1) Loctite the intermediate and minute hand hub to their respective wheels. They're currently a tight slip fit and can slip under any pressure.

2) Drill the end of the rotor shaft to accommodate attaching the second hand.

3) Machine the relief groove in wheel D, which I overlooked originally. My CNC mill is down for repairs, so I'll likely use the lathe or the rotab.

I found that the assembly should go like this:

1) Attach the bearing carriers to the frames.

2) Assemble the secondary frame completely but do not attach to the main frame as yet.

3) Assemble the rotor shaft components onto the main frame - rotor, damper, and magnet wheel.

4) Add front intermediate shaft and wheels to the main frame.

5) Attach secondary frame to main frame.

6) Finally add damper assembly and coils.

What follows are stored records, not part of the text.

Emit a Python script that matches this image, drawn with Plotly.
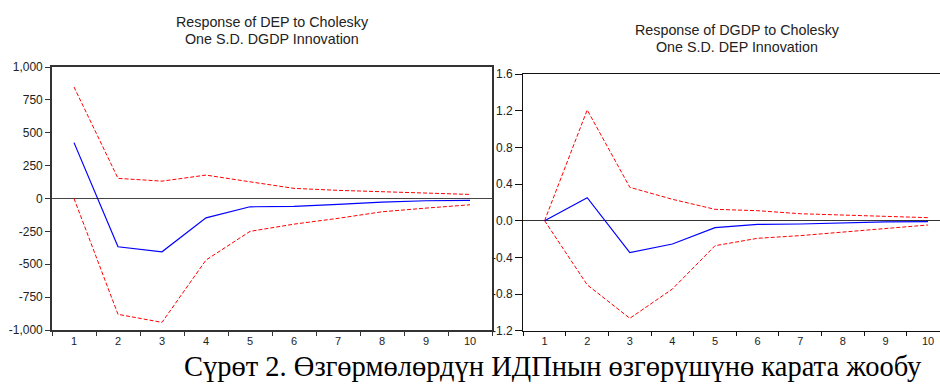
import plotly.graph_objects as go

periods = ["1", "2", "3", "4", "5", "6", "7", "8", "9", "10"]

# Response of DEP to Cholesky One S.D. DGDP Innovation
dep_resp = [425, -367, -405, -147, -63, -60, -45, -27, -17, -15]
dep_upper = [848, 153, 132, 178, 127, 77, 62, 51, 39, 31]
dep_lower = [0, -881, -942, -468, -250, -195, -151, -101, -73, -48]

# Response of DGDP to Cholesky One S.D. DEP Innovation
dgdp_resp = [0.0, 0.251, -0.349, -0.254, -0.076, -0.040, -0.036, -0.022, -0.014, -0.011]
dgdp_upper = [0.0, 1.208, 0.364, 0.233, 0.124, 0.109, 0.076, 0.059, 0.044, 0.033]
dgdp_lower = [0.0, -0.700, -1.065, -0.745, -0.273, -0.192, -0.163, -0.127, -0.083, -0.047]

left_yticks = [1000, 750, 500, 250, 0, -250, -500, -750, -1000]
left_yticklabels = ["1,000", "750", "500", "250", "0", "-250", "-500", "-750", "-1,000"]
right_yticks = [1.6, 1.2, 0.8, 0.4, 0.0, -0.4, -0.8, -1.2]
right_yticklabels = ["1.6", "1.2", "0.8", "0.4", "0.0", "-0.4", "-0.8", "-1.2"]

title_left = ["Response of DEP to Cholesky", "One S.D. DGDP Innovation"]
title_right = ["Response of DGDP to Cholesky", "One S.D. DEP Innovation"]
caption = "Сүрөт 2. Өзгөрмөлөрдүн ИДПнын өзгөрүшүнө карата жообу"

W, H = 940, 385
BLUE = "#0000ff"
RED = "#ff0000"
dash = "4px,2px"

fig = go.Figure()

def add_panel(x_ax, y_ax, resp, up, lo):
    fig.add_trace(go.Scatter(x=periods, y=up, mode="lines", xaxis=x_ax, yaxis=y_ax,
                             line=dict(color=RED, width=1, dash=dash), showlegend=False))
    fig.add_trace(go.Scatter(x=periods, y=lo, mode="lines", xaxis=x_ax, yaxis=y_ax,
                             line=dict(color=RED, width=1, dash=dash), showlegend=False))
    fig.add_trace(go.Scatter(x=periods, y=resp, mode="lines", xaxis=x_ax, yaxis=y_ax,
                             line=dict(color=BLUE, width=1.2), showlegend=False))

add_panel("x", "y", dep_resp, dep_upper, dep_lower)
add_panel("x2", "y2", dgdp_resp, dgdp_upper, dgdp_lower)

tickfont = dict(family="Liberation Sans, Arial", size=11, color="#222")
ytickfont = dict(family="Liberation Sans, Arial", size=12, color="#222")

fig.update_layout(
    width=W, height=H, autosize=False,
    margin=dict(l=0, r=0, t=0, b=0, pad=0),
    paper_bgcolor="white", plot_bgcolor="white",
    xaxis=dict(domain=[52 / W, 492 / W], type="category", range=[-0.5, 9.5],
               tickson="boundaries", ticks="outside", ticklen=4, tickcolor="#333",
               showline=True, linecolor="#333", linewidth=1.6, mirror=True,
               showgrid=False, tickfont=tickfont, anchor="y", automargin=False),
    yaxis=dict(domain=[1 - 330 / H, 1 - 67 / H], range=[-1000, 1000],
               tickmode="array", tickvals=left_yticks, ticktext=left_yticklabels,
               ticks="outside", ticklen=5, tickcolor="#333",
               showline=True, linecolor="#333", linewidth=1.6, mirror=True,
               showgrid=False, zeroline=True, zerolinecolor="#444", zerolinewidth=1.3,
               tickfont=ytickfont, anchor="x", automargin=False),
    xaxis2=dict(domain=[523.3 / W, 1.0], type="category", range=[-0.5, 9.28],
                tickson="boundaries", ticks="outside", ticklen=4, tickcolor="#111",
                showline=True, linecolor="#111", linewidth=1.3, mirror=True,
                showgrid=False, tickfont=tickfont, anchor="y2", automargin=False),
    yaxis2=dict(domain=[1 - 330.7 / H, 1 - 74 / H], range=[-1.2, 1.6],
                tickmode="array", tickvals=right_yticks, ticktext=right_yticklabels,
                ticks="outside", ticklen=7, tickcolor="#111",
                showline=True, linecolor="#111", linewidth=1.3, mirror=False,
                showgrid=False, zeroline=True, zerolinecolor="#333", zerolinewidth=1.3,
                tickfont=ytickfont, anchor="x2", automargin=False),
)

tfont = dict(family="Liberation Sans, Arial", size=14.3, color="#222")
for line, yc in zip(title_left, [22, 39]):
    fig.add_annotation(text=line, xref="paper", yref="paper", x=272 / W, y=1 - yc / H,
                       showarrow=False, xanchor="center", yanchor="middle", font=tfont)
for line, yc in zip(title_right, [30, 47]):
    fig.add_annotation(text=line, xref="paper", yref="paper", x=737 / W, y=1 - yc / H,
                       showarrow=False, xanchor="center", yanchor="middle", font=tfont)
fig.add_annotation(text=caption, xref="paper", yref="paper", x=552.5 / W, y=1 - 366 / H,
                   showarrow=False, xanchor="center", yanchor="middle",
                   font=dict(family="Liberation Serif, Times New Roman", size=28.5, color="#000"))

fig.write_html("out.html", config={"displayModeBar": False},
               post_script="document.body.style.margin='0';document.body.style.overflow='hidden';")
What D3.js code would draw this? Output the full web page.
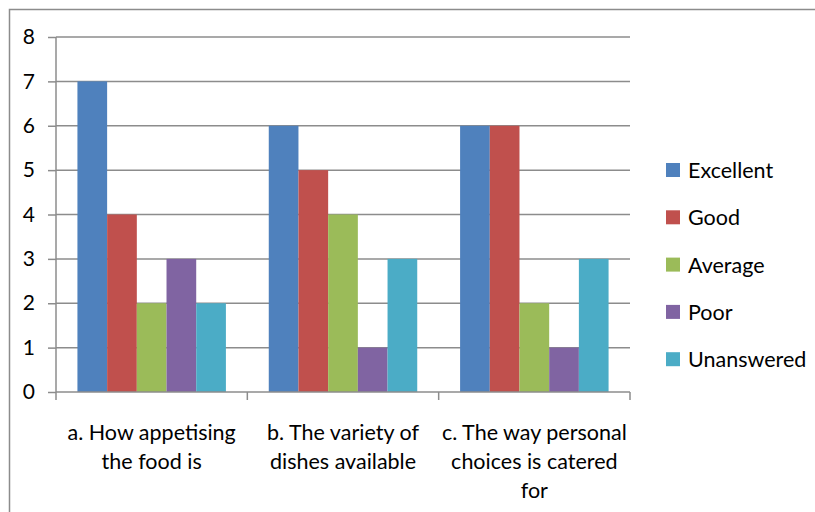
<!DOCTYPE html>
<html><head><meta charset="utf-8">
<script src="https://cdn.jsdelivr.net/npm/d3@7"></script>
<style>body{margin:0;background:#fff}svg{display:block}text{font-family:Lato,"Open Sans",sans-serif;fill:#000}</style>
</head><body><svg id="c" width="815" height="512"></svg>
<script>
const categories = [
  ["a. How appetising","the food is"],
  ["b. The variety of","dishes available"],
  ["c. The way personal","choices is catered","for"]
];
const seriesNames = ["Excellent","Good","Average","Poor","Unanswered"];
const seriesColors = ["#4F81BD","#C0504D","#9BBB59","#8064A2","#4BACC6"];
const excellent = [7,6,6];
const good = [4,5,6];
const average = [2,4,2];
const poor = [3,1,1];
const unanswered = [2,3,3];
const yTicks = [0,1,2,3,4,5,6,7,8];

const seriesValues = [excellent, good, average, poor, unanswered];
const svg = d3.select("#c");
const L = 56, R = 630, T = 37, B = 392;

// outer frame
svg.append("rect").attr("x",9.5).attr("y",9.5).attr("width",820).attr("height",520)
  .attr("fill","none").attr("stroke","#8c8c8c").attr("stroke-width",1.5);

const x0 = d3.scaleBand().domain(d3.range(categories.length)).range([L,R]).paddingInner(0).paddingOuter(0);
const inner = 0.776;
const x1 = d3.scaleBand().domain(d3.range(seriesNames.length))
  .range([0, x0.bandwidth()*inner]);
const off = x0.bandwidth()*(1-inner)/2;
const y = d3.scaleLinear().domain([0,8]).range([B,T]);

// gridlines
svg.append("g").selectAll("line").data(yTicks.filter(d=>d>0)).join("line")
  .attr("x1",L).attr("x2",R).attr("y1",d=>y(d)).attr("y2",d=>y(d))
  .attr("stroke","#8c8c8c").attr("stroke-width",1.5);

// bars
seriesValues.forEach((vals,si)=>{
  svg.append("g").selectAll("rect").data(vals).join("rect")
    .attr("x",(d,ci)=>x0(ci)+off+x1(si))
    .attr("width",x1.bandwidth())
    .attr("y",d=>y(d)).attr("height",d=>y(0)-y(d))
    .attr("fill",seriesColors[si]);
});

// y axis
const yAxis = svg.append("g").attr("transform",`translate(${L},0)`)
  .call(d3.axisLeft(y).tickValues(yTicks).tickSize(8).tickPadding(13).tickFormat(d3.format("d")));
yAxis.select(".domain").attr("stroke","#8c8c8c").attr("stroke-width",1.5).attr("d",`M0,${T}V${B}`);
yAxis.selectAll(".tick line").attr("stroke","#8c8c8c").attr("stroke-width",1.5);
yAxis.selectAll(".tick text").style("font-size","21px").style("font-family","Lato,'Open Sans',sans-serif").attr("fill","#000");

// x axis
const xAxisG = svg.append("g");
xAxisG.append("line").attr("x1",L).attr("x2",R).attr("y1",B).attr("y2",B).attr("stroke","#8c8c8c").attr("stroke-width",1.5);
xAxisG.selectAll("line.t").data(d3.range(categories.length+1)).join("line").attr("class","t")
  .attr("x1",i=>i<categories.length?x0(i):R).attr("x2",i=>i<categories.length?x0(i):R)
  .attr("y1",B).attr("y2",B+8).attr("stroke","#8c8c8c").attr("stroke-width",1.5);
categories.forEach((lines,ci)=>{
  const t = svg.append("text").attr("text-anchor","middle").style("font-size","21.5px");
  lines.forEach((ln,li)=>{
    t.append("tspan").attr("x",x0(ci)+x0.bandwidth()/2).attr("y",440+li*29).text(ln);
  });
});

// legend
const lg = svg.append("g");
seriesNames.forEach((n,i)=>{
  const yy = 163 + i*47.3;
  lg.append("rect").attr("x",666).attr("y",yy).attr("width",14).attr("height",14).attr("fill",seriesColors[i]);
  lg.append("text").attr("x",688).attr("y",yy+15).style("font-size","21.5px").text(n);
});
</script></body></html>
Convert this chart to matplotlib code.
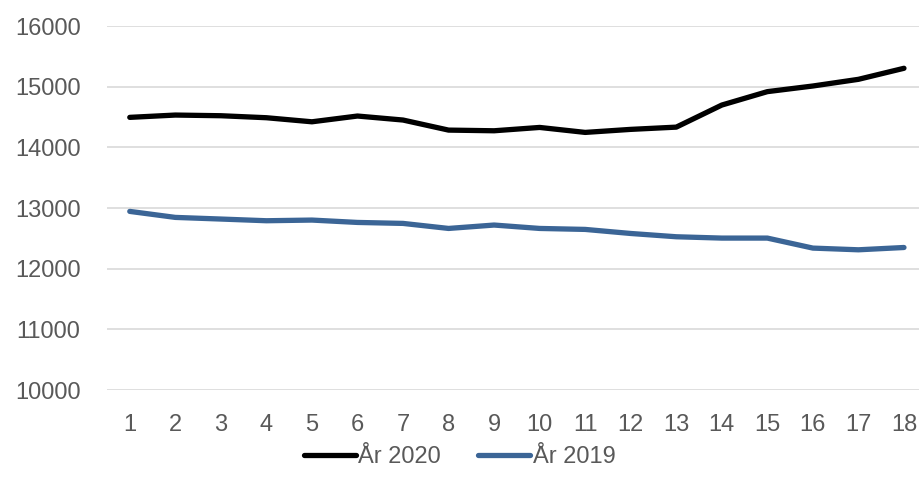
import matplotlib
matplotlib.use("Agg")
import matplotlib.pyplot as plt

weeks = list(range(1, 19))
ar_2020 = [14494, 14532, 14521, 14488, 14421, 14516, 14450, 14284, 14273, 14328,
           14246, 14296, 14333, 14697, 14918, 15011, 15121, 15303]
ar_2019 = [12944, 12845, 12818, 12790, 12801, 12762, 12746, 12663, 12719, 12663,
           12647, 12580, 12526, 12504, 12504, 12339, 12311, 12349]
y_ticks = [10000, 11000, 12000, 13000, 14000, 15000, 16000]

plt.rcParams['font.family'] = ['Liberation Sans Narrow', 'Liberation Sans', 'DejaVu Sans']

fig = plt.figure(figsize=(9.19, 4.94), dpi=100)
ax = fig.add_axes([107 / 919, 1 - 390 / 494, 1 - 107 / 919, (390 - 26) / 494])

ax.plot(weeks, ar_2020, color='black', lw=3.8, label='År 2020', solid_capstyle='round')
ax.plot(weeks, ar_2019, color='#3B6596', lw=3.8, label='År 2019', solid_capstyle='round')

ax.set_ylim(10000, 16000)
ax.set_xlim(0.5, 18.33)
ax.set_yticks(y_ticks)
ax.set_xticks(weeks)
ax.grid(axis='y', color='#D9D9D9', lw=1.2)
ax.set_axisbelow(True)
for s in ax.spines.values():
    s.set_visible(False)
ax.tick_params(length=0, labelsize=17, colors='#595959')
ax.tick_params(axis='x', pad=17)
ax.tick_params(axis='y', pad=19)

fig.legend(loc='center', bbox_to_anchor=(0.5, 1 - 457 / 494), ncol=2, frameon=False,
           fontsize=17, labelcolor='#595959', handlelength=2.2, handletextpad=0.1,
           columnspacing=1.6)

fig.savefig('out.png', dpi=100)
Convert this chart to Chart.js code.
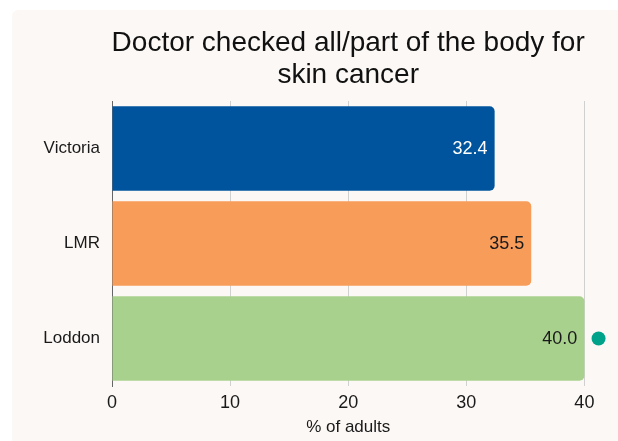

I found that using 82 degree flat head screws to attach the three wheels with the hex holes is probably not optimal. A countersunk socket head works fine, and there is no clearance problems. The issue with the flat screws is that the theoretical depth of the 2-56 head is .051". With a 1/16" hex boss on the shaft and a 1/8" thick wheel, it is quite tricky to get a precise countersink. Too deep and the wheel is loose, and too shallow the head protrudes. Since the countersink is on the opposite side from the magnet pockets, a second op is needed on these wheels. If the countersink is off center, even is the depth is correct, the screw head can cause the wheel to be cocked.